» Data records
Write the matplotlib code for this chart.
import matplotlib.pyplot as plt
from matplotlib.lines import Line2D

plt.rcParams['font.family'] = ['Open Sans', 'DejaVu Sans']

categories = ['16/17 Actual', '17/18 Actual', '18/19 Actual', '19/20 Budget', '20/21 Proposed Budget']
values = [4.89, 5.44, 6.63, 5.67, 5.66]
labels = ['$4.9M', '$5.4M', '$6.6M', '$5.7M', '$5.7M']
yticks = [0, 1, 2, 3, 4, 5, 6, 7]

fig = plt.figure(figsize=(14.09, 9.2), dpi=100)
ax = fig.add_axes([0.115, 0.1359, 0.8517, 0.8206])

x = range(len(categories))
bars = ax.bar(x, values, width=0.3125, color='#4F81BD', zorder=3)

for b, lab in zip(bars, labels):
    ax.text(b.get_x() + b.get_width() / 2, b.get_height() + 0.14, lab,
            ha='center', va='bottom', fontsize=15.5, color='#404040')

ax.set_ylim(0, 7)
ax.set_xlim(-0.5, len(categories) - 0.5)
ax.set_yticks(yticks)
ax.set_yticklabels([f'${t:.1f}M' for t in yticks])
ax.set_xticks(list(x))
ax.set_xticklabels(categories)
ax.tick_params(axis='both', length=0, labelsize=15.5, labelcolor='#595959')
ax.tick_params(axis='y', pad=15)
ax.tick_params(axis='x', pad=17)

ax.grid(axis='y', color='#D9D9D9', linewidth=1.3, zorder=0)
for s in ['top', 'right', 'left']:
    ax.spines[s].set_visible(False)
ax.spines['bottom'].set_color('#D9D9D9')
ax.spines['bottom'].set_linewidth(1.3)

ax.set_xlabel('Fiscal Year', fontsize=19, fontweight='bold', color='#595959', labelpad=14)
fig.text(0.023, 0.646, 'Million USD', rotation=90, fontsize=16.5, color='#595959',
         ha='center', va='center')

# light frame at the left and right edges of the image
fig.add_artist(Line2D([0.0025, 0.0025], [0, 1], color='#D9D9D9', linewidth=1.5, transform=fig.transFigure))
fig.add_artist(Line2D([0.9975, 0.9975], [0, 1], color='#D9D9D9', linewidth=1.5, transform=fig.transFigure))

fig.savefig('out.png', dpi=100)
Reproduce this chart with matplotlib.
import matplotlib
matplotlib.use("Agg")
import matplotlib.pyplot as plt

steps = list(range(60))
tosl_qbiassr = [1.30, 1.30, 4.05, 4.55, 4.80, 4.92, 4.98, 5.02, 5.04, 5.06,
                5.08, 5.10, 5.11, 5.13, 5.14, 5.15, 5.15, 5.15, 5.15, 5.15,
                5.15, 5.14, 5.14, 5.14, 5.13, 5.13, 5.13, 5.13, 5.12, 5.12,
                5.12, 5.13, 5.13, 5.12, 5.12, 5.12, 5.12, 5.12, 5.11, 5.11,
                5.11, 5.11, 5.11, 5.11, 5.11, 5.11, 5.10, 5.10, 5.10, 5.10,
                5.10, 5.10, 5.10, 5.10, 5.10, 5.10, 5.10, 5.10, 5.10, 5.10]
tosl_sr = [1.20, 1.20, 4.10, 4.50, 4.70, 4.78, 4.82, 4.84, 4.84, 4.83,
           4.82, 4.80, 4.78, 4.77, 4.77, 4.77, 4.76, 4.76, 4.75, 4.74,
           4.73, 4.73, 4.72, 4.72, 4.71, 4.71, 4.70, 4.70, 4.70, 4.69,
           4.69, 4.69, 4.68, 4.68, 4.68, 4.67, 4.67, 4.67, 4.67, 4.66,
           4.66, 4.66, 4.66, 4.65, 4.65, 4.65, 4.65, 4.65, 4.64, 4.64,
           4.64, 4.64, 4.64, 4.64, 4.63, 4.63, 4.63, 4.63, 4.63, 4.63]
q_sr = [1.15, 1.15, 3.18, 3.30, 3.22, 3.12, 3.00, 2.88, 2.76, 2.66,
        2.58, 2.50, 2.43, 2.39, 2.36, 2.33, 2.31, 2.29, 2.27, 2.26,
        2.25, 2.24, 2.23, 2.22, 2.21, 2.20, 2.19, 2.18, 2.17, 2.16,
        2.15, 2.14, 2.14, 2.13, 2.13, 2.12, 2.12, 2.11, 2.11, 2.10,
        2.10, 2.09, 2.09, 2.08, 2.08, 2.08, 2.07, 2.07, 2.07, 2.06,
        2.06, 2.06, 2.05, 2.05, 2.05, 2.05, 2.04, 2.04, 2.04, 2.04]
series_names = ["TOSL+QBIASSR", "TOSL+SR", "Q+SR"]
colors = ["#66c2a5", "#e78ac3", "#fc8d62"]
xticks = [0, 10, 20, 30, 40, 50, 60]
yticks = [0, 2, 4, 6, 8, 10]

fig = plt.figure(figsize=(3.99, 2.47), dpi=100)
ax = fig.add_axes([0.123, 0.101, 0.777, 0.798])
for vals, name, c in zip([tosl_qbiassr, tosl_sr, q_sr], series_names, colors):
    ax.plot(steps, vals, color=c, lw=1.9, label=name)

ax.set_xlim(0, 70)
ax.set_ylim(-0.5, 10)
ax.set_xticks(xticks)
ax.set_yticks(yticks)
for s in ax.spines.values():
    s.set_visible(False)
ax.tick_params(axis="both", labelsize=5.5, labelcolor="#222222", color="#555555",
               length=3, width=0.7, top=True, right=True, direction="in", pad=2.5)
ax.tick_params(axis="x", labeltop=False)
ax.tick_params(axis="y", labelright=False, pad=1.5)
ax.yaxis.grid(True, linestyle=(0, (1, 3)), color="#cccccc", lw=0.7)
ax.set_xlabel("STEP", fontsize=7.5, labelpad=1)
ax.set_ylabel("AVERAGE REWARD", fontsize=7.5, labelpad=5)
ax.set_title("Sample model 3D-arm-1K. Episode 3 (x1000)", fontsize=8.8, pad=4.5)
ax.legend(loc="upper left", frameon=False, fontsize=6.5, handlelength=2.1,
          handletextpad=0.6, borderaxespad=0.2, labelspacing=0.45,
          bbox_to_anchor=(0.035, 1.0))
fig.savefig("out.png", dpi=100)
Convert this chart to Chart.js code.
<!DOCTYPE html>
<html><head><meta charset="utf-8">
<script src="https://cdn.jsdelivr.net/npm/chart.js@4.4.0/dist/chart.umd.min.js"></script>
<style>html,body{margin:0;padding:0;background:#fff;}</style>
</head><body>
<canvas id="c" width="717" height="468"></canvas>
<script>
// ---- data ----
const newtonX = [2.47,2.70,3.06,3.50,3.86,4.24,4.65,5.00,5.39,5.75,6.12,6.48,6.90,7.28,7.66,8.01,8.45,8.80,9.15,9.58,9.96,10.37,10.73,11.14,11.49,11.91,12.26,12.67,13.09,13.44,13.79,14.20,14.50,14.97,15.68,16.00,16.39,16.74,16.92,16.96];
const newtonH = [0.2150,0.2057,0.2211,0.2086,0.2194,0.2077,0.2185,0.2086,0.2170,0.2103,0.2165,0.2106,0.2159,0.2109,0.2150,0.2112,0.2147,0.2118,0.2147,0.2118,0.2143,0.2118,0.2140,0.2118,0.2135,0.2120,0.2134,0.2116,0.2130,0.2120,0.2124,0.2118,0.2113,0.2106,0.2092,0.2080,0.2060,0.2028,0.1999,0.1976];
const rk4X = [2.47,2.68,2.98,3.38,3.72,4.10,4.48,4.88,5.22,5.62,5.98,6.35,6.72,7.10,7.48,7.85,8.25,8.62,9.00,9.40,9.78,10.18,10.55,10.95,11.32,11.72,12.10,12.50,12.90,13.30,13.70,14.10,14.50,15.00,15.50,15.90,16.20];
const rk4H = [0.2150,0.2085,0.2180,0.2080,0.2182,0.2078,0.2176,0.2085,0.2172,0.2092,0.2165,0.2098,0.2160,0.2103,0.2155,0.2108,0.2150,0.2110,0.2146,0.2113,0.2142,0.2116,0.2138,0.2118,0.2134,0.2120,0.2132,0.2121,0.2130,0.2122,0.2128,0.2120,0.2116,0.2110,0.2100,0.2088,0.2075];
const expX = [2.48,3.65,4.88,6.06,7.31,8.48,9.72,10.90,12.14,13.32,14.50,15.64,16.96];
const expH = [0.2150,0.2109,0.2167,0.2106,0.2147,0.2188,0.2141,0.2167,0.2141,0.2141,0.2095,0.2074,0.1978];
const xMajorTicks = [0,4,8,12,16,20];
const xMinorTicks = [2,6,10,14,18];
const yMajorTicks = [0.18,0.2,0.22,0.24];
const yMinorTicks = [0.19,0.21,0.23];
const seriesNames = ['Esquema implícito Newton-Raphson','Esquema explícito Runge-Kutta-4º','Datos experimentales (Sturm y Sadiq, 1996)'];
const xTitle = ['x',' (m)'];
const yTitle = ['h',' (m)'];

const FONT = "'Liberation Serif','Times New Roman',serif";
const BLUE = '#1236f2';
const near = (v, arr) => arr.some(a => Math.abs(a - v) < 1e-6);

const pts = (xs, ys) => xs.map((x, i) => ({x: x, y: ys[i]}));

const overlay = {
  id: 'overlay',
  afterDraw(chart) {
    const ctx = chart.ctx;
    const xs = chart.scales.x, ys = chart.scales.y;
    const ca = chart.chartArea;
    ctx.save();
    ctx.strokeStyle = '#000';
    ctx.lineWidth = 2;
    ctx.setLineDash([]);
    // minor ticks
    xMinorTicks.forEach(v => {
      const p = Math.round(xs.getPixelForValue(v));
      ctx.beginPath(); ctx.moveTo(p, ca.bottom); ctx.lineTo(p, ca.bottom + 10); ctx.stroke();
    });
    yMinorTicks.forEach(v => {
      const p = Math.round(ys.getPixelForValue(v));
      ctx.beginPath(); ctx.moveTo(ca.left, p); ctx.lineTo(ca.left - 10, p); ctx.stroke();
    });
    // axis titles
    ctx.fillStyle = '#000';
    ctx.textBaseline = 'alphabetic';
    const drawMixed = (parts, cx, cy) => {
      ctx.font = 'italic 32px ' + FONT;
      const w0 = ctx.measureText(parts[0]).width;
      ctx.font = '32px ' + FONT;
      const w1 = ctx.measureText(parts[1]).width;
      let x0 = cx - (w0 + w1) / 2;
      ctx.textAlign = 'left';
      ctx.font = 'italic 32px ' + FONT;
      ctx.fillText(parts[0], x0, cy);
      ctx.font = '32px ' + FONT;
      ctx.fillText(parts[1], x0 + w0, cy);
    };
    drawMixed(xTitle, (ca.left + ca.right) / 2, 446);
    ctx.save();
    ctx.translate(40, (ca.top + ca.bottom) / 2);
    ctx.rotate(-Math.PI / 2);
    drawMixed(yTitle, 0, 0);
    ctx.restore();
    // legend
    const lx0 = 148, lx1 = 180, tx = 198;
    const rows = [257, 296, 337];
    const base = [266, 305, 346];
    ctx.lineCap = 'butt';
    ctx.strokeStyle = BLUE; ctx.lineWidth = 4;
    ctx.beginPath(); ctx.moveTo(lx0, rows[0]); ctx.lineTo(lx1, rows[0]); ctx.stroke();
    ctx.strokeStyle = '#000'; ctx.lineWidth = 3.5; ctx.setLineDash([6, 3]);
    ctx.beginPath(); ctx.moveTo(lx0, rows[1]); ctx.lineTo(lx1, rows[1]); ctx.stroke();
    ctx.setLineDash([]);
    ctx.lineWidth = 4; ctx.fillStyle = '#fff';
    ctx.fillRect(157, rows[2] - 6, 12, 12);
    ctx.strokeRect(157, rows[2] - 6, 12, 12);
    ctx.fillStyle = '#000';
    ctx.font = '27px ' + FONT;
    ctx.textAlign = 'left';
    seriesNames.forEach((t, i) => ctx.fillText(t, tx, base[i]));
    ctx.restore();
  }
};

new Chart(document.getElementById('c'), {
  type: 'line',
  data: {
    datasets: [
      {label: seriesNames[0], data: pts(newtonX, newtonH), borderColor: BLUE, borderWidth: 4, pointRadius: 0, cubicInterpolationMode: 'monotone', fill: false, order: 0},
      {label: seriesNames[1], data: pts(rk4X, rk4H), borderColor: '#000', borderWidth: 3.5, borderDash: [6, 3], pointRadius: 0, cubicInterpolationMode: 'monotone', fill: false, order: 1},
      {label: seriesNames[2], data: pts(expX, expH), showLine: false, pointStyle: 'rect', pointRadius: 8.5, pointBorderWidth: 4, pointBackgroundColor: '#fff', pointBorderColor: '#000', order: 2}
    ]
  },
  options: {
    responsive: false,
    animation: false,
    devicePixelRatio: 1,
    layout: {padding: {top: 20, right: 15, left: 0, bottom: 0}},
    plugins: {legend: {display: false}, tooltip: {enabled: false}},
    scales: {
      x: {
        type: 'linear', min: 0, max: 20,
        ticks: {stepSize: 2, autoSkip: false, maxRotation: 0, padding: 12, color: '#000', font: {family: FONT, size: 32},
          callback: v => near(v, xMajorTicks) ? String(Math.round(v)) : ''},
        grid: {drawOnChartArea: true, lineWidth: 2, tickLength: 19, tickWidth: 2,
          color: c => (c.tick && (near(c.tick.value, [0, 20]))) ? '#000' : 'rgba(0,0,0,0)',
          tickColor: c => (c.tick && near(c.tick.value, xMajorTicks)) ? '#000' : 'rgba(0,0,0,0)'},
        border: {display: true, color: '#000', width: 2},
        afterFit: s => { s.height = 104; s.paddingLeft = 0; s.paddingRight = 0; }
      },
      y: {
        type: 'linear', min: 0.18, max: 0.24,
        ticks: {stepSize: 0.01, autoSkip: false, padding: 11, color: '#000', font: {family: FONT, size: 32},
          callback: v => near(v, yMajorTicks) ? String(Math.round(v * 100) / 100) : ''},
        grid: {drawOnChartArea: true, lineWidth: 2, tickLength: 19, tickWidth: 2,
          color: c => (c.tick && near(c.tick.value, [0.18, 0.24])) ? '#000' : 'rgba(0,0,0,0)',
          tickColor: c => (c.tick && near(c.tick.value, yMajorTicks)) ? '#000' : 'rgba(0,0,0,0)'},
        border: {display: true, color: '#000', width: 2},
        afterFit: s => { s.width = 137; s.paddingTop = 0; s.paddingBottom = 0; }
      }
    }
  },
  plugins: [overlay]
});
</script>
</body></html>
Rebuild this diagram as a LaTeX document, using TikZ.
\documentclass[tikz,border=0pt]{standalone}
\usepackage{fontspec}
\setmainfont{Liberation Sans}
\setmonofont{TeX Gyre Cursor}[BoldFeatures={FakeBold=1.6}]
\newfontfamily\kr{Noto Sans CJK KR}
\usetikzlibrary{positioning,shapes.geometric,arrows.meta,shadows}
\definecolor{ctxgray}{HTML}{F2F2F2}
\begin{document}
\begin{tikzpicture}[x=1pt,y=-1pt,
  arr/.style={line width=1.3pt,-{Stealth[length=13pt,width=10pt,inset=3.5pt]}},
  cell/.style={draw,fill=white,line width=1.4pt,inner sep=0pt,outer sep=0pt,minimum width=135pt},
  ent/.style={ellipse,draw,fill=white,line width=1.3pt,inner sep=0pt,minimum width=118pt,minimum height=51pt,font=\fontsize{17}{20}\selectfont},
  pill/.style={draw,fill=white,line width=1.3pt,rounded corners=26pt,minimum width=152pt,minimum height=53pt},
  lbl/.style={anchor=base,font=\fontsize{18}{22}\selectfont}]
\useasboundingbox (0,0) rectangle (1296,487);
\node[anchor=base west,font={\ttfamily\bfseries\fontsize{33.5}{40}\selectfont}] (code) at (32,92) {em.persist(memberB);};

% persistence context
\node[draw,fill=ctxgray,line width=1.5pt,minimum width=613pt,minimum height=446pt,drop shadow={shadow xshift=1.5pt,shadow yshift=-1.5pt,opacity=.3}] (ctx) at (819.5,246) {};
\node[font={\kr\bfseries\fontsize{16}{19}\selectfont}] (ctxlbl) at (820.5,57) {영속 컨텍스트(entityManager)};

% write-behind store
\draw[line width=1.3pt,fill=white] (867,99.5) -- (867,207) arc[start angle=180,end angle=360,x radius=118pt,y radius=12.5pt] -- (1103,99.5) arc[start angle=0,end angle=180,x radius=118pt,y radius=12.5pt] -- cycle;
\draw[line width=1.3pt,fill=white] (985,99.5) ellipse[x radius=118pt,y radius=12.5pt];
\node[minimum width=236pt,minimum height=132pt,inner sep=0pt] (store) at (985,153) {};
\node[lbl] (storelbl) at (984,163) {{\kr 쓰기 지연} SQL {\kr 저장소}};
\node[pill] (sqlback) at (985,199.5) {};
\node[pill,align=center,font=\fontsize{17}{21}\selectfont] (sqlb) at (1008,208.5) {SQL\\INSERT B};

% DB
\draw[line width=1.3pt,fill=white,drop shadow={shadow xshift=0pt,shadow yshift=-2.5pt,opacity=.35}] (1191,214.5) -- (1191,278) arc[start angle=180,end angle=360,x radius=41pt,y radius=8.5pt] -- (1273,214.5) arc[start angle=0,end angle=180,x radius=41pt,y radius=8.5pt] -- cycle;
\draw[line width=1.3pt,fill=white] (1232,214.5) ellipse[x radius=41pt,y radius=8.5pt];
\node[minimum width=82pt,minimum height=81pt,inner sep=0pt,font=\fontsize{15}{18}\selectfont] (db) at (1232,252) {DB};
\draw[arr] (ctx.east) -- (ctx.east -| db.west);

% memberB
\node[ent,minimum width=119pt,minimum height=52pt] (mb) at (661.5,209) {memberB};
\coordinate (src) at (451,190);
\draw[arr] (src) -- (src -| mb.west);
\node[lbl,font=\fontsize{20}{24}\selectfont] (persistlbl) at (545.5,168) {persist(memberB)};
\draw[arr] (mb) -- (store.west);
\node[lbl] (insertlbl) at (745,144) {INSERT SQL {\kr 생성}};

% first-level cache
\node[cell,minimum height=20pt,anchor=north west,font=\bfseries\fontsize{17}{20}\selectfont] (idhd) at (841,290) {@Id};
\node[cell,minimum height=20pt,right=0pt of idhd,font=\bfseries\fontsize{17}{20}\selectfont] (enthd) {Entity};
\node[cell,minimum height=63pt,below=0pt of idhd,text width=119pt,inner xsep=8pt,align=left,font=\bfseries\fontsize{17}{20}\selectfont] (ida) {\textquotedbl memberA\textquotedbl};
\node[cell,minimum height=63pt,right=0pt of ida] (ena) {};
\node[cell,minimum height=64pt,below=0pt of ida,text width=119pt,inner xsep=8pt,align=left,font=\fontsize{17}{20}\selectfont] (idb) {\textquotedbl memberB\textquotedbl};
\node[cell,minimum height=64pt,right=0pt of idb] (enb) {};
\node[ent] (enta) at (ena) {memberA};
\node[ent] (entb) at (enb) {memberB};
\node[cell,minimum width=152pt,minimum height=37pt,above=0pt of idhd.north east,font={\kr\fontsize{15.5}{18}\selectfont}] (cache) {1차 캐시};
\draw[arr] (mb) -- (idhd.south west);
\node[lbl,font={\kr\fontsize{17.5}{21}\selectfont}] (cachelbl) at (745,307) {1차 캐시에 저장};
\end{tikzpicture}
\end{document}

» Exercise instructions
Proceeding from the line containing "Rebuild this diagram" through the line containing "(ctxlbl) at (820.5,57)", transcribe the lines above exactly, both end lines included.

» The reply
Rebuild this diagram as a LaTeX document, using TikZ.
\documentclass[tikz,border=0pt]{standalone}
\usepackage{fontspec}
\setmainfont{Liberation Sans}
\setmonofont{TeX Gyre Cursor}[BoldFeatures={FakeBold=1.6}]
\newfontfamily\kr{Noto Sans CJK KR}
\usetikzlibrary{positioning,shapes.geometric,arrows.meta,shadows}
\definecolor{ctxgray}{HTML}{F2F2F2}
\begin{document}
\begin{tikzpicture}[x=1pt,y=-1pt,
  arr/.style={line width=1.3pt,-{Stealth[length=13pt,width=10pt,inset=3.5pt]}},
  cell/.style={draw,fill=white,line width=1.4pt,inner sep=0pt,outer sep=0pt,minimum width=135pt},
  ent/.style={ellipse,draw,fill=white,line width=1.3pt,inner sep=0pt,minimum width=118pt,minimum height=51pt,font=\fontsize{17}{20}\selectfont},
  pill/.style={draw,fill=white,line width=1.3pt,rounded corners=26pt,minimum width=152pt,minimum height=53pt},
  lbl/.style={anchor=base,font=\fontsize{18}{22}\selectfont}]
\useasboundingbox (0,0) rectangle (1296,487);
\node[anchor=base west,font={\ttfamily\bfseries\fontsize{33.5}{40}\selectfont}] (code) at (32,92) {em.persist(memberB);};

% persistence context
\node[draw,fill=ctxgray,line width=1.5pt,minimum width=613pt,minimum height=446pt,drop shadow={shadow xshift=1.5pt,shadow yshift=-1.5pt,opacity=.3}] (ctx) at (819.5,246) {};
\node[font={\kr\bfseries\fontsize{16}{19}\selectfont}] (ctxlbl) at (820.5,57) {영속 컨텍스트(entityManager)};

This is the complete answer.